P.S. From the usability POV, to better understand, what type of workload / functionality I would like to get, I feel its good to compare it to existing systems. Some of them are: “Pattern Matching” feature of Oracle DB [2](https://docs.oracle.com/database/121/DWHSG/pattern.htm#DWHSG8963), Teradata Aster nPath [3](https://developer.teradata.com/aster/articles/aster-npath-guide).

P.P.S. I incidentally haven’t mentioned anything about the language for querying behavioral data and the lack of it in Druid, as this problem is inferior to the right storage design and can be solved later.

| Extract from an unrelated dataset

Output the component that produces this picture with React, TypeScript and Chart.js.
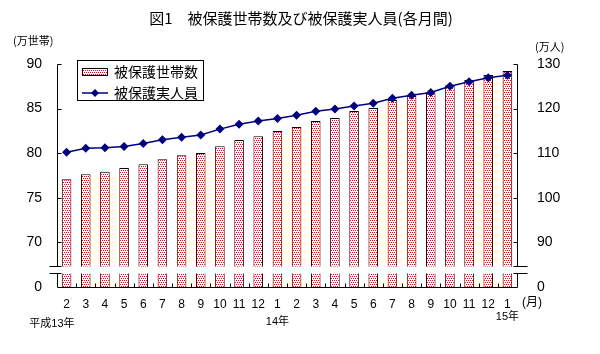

pt., 16.09.2016 o 00:12 użytkownik Gian Merlino gian@imply.io napisał:

Hi,Fangjin:

as you mentioned that four years ago:

"We are adding support to make funnel analysis better supported in Druid. Look for

announcements in the near future."

Time flies and four years have passed.Now,we want to know "how many users have done X

followed by Y" rather than simply “X and Y” in funnel analysis. I am not sure if we can

achieve this with theta sketches or other data sketch type or we must pre-processing data

in spark/flink.

Can you give us some advice?

Looking forward to your reply.

在 2015年10月19日星期一 UTC+8上午1:03:27,Fangjin Yang写道:

The current set of capabilities is described here: https://imply.io/post/clickstream-funnel-analysis-with-apache-druid

Hi Fangjin:
Thx for your help.

We have read the content in this page: https://imply.io/post/clickstream-funnel-analysis-with-apache-druid

Maybe it can not help us.

As I have mentioned :

“we want to know “how many users have done X followed by Y” rather than simply “X and Y” in funnel analysis.”

In our case,there is a ordered funnel:view page1–view page2----view page3. And in this funnel,visitors should do these things in order and they should complete all these operations in one day.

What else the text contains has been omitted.